What you should do ▸ Write out the material exactly. Do not include the pictures.

------------------------------

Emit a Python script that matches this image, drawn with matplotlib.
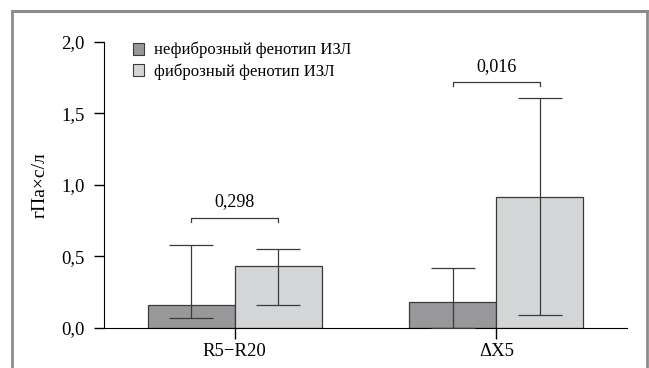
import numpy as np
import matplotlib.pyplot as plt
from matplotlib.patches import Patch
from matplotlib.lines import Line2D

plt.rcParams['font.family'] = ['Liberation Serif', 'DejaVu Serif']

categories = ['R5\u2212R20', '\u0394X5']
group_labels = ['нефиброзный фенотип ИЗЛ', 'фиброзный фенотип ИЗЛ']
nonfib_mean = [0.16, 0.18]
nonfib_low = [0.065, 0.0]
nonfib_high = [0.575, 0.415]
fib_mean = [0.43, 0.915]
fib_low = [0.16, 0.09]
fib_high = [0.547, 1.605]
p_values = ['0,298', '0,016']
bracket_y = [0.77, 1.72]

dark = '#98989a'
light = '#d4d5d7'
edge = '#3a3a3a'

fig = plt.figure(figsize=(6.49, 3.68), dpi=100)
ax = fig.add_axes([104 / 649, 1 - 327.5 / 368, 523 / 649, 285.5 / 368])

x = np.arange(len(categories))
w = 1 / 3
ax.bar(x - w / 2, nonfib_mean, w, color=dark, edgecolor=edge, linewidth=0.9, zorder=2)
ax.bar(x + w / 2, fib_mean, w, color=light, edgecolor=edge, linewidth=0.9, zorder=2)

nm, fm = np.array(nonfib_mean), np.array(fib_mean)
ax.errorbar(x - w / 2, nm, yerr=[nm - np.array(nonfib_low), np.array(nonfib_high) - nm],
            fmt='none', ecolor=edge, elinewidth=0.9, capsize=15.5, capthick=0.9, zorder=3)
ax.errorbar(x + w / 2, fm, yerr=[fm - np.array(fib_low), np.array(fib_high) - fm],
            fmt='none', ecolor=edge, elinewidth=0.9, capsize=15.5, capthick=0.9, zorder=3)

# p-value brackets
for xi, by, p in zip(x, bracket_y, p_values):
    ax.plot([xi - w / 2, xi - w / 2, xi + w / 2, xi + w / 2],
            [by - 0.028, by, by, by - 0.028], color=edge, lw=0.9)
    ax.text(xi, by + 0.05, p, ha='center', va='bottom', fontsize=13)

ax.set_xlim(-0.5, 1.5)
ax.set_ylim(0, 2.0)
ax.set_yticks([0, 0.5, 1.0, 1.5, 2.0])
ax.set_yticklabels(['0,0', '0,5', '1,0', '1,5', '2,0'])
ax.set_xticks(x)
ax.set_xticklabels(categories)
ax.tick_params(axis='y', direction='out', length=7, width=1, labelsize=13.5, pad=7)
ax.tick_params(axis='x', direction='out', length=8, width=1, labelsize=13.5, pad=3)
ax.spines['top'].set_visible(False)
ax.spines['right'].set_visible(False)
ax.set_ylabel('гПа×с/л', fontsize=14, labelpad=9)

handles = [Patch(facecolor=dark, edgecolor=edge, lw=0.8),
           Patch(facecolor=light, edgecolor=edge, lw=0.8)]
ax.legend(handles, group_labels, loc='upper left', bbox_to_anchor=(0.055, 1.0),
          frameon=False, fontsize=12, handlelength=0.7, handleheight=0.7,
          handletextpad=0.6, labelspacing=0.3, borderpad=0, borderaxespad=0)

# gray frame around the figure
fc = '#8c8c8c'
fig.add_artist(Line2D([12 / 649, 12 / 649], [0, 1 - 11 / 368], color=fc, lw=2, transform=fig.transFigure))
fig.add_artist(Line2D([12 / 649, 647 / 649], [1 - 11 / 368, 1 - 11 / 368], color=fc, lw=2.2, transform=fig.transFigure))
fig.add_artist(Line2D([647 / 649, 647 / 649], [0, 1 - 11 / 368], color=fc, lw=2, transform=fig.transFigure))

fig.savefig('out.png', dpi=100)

------------------------------

Output below ▸
Emit a Python script that matches this image, drawn with matplotlib.
import numpy as np
import matplotlib.pyplot as plt
from matplotlib.patches import Patch
from matplotlib.lines import Line2D

plt.rcParams['font.family'] = ['Liberation Serif', 'DejaVu Serif']

categories = ['R5\u2212R20', '\u0394X5']
group_labels = ['нефиброзный фенотип ИЗЛ', 'фиброзный фенотип ИЗЛ']
nonfib_mean = [0.16, 0.18]
nonfib_low = [0.065, 0.0]
nonfib_high = [0.575, 0.415]
fib_mean = [0.43, 0.915]
fib_low = [0.16, 0.09]
fib_high = [0.547, 1.605]
p_values = ['0,298', '0,016']
bracket_y = [0.77, 1.72]

dark = '#98989a'
light = '#d4d5d7'
edge = '#3a3a3a'

fig = plt.figure(figsize=(6.49, 3.68), dpi=100)
ax = fig.add_axes([104 / 649, 1 - 327.5 / 368, 523 / 649, 285.5 / 368])

x = np.arange(len(categories))
w = 1 / 3
ax.bar(x - w / 2, nonfib_mean, w, color=dark, edgecolor=edge, linewidth=0.9, zorder=2)
ax.bar(x + w / 2, fib_mean, w, color=light, edgecolor=edge, linewidth=0.9, zorder=2)

nm, fm = np.array(nonfib_mean), np.array(fib_mean)
ax.errorbar(x - w / 2, nm, yerr=[nm - np.array(nonfib_low), np.array(nonfib_high) - nm],
            fmt='none', ecolor=edge, elinewidth=0.9, capsize=15.5, capthick=0.9, zorder=3)
ax.errorbar(x + w / 2, fm, yerr=[fm - np.array(fib_low), np.array(fib_high) - fm],
            fmt='none', ecolor=edge, elinewidth=0.9, capsize=15.5, capthick=0.9, zorder=3)

# p-value brackets
for xi, by, p in zip(x, bracket_y, p_values):
    ax.plot([xi - w / 2, xi - w / 2, xi + w / 2, xi + w / 2],
            [by - 0.028, by, by, by - 0.028], color=edge, lw=0.9)
    ax.text(xi, by + 0.05, p, ha='center', va='bottom', fontsize=13)

ax.set_xlim(-0.5, 1.5)
ax.set_ylim(0, 2.0)
ax.set_yticks([0, 0.5, 1.0, 1.5, 2.0])
ax.set_yticklabels(['0,0', '0,5', '1,0', '1,5', '2,0'])
ax.set_xticks(x)
ax.set_xticklabels(categories)
ax.tick_params(axis='y', direction='out', length=7, width=1, labelsize=13.5, pad=7)
ax.tick_params(axis='x', direction='out', length=8, width=1, labelsize=13.5, pad=3)
ax.spines['top'].set_visible(False)
ax.spines['right'].set_visible(False)
ax.set_ylabel('гПа×с/л', fontsize=14, labelpad=9)

handles = [Patch(facecolor=dark, edgecolor=edge, lw=0.8),
           Patch(facecolor=light, edgecolor=edge, lw=0.8)]
ax.legend(handles, group_labels, loc='upper left', bbox_to_anchor=(0.055, 1.0),
          frameon=False, fontsize=12, handlelength=0.7, handleheight=0.7,
          handletextpad=0.6, labelspacing=0.3, borderpad=0, borderaxespad=0)

# gray frame around the figure
fc = '#8c8c8c'
fig.add_artist(Line2D([12 / 649, 12 / 649], [0, 1 - 11 / 368], color=fc, lw=2, transform=fig.transFigure))
fig.add_artist(Line2D([12 / 649, 647 / 649], [1 - 11 / 368, 1 - 11 / 368], color=fc, lw=2.2, transform=fig.transFigure))
fig.add_artist(Line2D([647 / 649, 647 / 649], [0, 1 - 11 / 368], color=fc, lw=2, transform=fig.transFigure))

fig.savefig('out.png', dpi=100)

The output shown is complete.